= The exercise =
Print, please, exactly and only the lines between the line holding "Give me the Altair source for this chart." and the line holding "yscale = alt.Scale(domain=[0, 100])", inclusive, omitting any pictures.

= Provided entries =
——

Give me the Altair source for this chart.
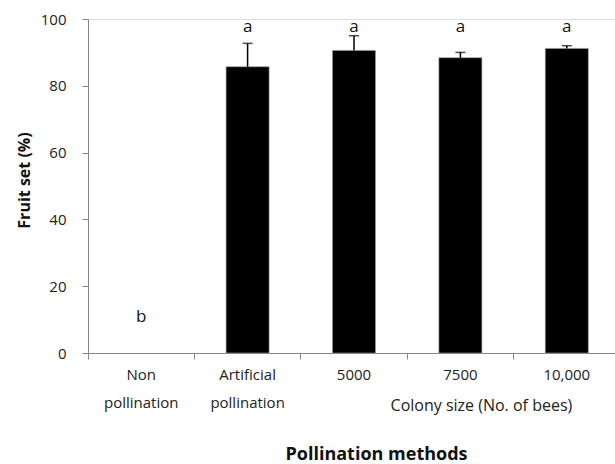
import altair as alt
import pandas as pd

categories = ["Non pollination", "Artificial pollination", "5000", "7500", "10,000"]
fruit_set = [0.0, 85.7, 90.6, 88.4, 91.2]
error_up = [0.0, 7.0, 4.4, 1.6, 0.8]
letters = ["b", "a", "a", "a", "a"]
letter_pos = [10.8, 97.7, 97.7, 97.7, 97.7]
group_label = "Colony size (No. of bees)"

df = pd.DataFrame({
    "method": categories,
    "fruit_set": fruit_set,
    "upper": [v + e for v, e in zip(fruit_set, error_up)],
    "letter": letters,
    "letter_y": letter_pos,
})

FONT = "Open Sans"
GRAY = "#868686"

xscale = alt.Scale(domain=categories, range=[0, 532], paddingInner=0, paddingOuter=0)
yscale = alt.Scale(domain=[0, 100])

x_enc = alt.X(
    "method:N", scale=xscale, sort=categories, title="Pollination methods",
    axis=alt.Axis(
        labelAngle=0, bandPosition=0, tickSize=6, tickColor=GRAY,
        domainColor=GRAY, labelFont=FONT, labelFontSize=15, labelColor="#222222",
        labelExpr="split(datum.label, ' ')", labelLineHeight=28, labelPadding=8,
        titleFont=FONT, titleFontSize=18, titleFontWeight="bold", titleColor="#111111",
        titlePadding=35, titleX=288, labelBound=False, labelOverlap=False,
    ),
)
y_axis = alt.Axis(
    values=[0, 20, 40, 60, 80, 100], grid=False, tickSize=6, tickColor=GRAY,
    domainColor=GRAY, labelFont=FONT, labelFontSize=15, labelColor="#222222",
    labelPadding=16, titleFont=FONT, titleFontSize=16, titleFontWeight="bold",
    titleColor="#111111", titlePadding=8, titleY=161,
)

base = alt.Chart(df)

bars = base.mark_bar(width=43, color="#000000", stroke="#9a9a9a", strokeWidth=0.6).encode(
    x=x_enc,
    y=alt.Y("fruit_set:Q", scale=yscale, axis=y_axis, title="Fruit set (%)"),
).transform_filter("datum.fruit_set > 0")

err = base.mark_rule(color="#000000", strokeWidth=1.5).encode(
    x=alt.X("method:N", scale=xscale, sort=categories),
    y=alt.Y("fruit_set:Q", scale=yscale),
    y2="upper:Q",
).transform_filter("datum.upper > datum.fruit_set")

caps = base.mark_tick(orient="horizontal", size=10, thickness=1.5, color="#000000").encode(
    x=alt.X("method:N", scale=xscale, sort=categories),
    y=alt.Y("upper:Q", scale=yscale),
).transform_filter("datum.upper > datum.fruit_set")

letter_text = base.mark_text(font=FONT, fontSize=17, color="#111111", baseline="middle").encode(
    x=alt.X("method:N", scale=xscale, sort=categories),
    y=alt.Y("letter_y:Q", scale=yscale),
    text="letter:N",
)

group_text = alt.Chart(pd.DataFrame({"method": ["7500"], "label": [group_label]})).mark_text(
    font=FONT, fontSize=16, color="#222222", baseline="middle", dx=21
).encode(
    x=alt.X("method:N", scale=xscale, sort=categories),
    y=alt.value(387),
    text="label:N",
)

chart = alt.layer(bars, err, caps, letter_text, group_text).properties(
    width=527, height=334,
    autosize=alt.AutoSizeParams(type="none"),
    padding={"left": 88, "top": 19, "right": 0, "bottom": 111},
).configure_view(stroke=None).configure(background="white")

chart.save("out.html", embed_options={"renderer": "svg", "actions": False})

——

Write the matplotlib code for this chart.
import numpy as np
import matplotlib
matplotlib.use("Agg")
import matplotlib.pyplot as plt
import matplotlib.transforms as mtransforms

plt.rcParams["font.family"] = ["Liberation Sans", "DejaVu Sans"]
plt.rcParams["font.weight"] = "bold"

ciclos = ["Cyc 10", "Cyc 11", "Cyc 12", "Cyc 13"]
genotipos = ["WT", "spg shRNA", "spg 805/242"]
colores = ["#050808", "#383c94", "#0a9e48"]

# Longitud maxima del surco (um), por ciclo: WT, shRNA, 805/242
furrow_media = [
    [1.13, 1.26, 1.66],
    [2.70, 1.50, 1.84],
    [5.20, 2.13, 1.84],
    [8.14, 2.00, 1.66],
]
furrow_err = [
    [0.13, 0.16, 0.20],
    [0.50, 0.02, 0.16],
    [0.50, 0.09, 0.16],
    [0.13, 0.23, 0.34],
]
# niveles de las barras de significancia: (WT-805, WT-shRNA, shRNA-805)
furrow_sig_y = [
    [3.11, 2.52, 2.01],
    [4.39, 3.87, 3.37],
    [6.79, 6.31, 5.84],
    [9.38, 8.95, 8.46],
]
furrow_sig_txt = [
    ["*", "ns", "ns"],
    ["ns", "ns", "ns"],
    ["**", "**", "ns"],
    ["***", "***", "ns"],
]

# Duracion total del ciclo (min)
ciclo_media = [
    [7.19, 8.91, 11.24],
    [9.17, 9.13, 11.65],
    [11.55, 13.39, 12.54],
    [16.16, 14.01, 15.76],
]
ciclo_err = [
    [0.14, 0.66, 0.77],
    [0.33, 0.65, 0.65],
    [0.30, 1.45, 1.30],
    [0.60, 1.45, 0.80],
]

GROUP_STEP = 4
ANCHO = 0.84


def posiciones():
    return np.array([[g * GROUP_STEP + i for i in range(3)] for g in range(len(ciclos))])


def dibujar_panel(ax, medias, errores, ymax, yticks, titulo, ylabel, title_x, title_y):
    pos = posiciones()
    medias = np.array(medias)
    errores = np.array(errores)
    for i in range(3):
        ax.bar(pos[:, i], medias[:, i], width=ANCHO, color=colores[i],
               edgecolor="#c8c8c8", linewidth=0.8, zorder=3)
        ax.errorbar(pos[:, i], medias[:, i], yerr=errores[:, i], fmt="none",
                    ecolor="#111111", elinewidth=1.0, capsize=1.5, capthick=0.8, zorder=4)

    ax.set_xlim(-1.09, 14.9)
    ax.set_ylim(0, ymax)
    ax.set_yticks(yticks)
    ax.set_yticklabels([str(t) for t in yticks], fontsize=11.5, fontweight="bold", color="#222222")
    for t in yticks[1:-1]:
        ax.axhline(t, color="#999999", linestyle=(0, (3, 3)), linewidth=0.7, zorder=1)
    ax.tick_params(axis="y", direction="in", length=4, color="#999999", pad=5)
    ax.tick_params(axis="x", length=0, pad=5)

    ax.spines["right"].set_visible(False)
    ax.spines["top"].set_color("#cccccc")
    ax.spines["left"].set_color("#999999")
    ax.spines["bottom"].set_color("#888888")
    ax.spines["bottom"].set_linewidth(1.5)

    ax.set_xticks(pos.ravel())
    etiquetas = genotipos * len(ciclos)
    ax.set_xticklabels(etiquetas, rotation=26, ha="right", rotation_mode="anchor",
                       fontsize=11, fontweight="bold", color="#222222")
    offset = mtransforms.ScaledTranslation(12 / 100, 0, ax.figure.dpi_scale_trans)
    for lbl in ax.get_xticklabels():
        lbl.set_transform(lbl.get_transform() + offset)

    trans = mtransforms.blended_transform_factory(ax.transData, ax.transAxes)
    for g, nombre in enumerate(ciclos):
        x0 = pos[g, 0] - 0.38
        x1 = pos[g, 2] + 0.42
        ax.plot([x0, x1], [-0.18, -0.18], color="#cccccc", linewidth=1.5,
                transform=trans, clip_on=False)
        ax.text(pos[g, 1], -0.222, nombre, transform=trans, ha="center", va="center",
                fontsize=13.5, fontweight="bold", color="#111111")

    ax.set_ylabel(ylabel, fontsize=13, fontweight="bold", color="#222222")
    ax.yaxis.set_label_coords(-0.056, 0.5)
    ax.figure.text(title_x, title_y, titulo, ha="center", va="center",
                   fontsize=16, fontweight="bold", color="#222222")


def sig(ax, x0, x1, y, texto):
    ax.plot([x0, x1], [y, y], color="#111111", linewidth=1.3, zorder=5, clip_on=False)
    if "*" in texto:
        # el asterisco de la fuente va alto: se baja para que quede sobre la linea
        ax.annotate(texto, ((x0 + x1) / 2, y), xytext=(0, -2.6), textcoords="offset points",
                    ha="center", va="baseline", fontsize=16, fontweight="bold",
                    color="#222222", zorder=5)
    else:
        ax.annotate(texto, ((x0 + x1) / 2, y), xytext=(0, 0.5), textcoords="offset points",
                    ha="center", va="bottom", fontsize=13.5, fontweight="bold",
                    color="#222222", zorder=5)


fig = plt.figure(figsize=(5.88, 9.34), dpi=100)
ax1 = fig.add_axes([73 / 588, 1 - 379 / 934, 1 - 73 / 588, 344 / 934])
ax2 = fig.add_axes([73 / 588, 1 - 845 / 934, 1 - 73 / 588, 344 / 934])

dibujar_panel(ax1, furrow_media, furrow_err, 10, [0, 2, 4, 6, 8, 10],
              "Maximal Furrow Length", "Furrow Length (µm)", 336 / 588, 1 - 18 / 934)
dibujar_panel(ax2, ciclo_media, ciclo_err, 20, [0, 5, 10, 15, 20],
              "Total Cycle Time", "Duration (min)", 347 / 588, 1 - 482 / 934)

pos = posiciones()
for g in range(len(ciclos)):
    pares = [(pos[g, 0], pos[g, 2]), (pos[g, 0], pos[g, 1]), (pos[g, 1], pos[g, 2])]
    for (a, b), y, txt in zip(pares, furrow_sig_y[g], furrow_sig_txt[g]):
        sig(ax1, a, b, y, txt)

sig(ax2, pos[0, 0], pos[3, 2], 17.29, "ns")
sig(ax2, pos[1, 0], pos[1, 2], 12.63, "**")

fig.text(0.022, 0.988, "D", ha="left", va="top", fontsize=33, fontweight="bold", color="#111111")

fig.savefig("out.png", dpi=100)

——

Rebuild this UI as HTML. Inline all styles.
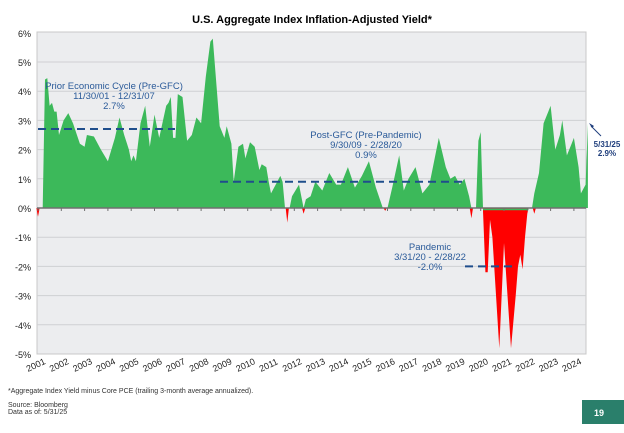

——

= Answer below =
Give me the Altair source for this chart.
import altair as alt
import pandas as pd

categories = ["Non pollination", "Artificial pollination", "5000", "7500", "10,000"]
fruit_set = [0.0, 85.7, 90.6, 88.4, 91.2]
error_up = [0.0, 7.0, 4.4, 1.6, 0.8]
letters = ["b", "a", "a", "a", "a"]
letter_pos = [10.8, 97.7, 97.7, 97.7, 97.7]
group_label = "Colony size (No. of bees)"

df = pd.DataFrame({
    "method": categories,
    "fruit_set": fruit_set,
    "upper": [v + e for v, e in zip(fruit_set, error_up)],
    "letter": letters,
    "letter_y": letter_pos,
})

FONT = "Open Sans"
GRAY = "#868686"

xscale = alt.Scale(domain=categories, range=[0, 532], paddingInner=0, paddingOuter=0)
yscale = alt.Scale(domain=[0, 100])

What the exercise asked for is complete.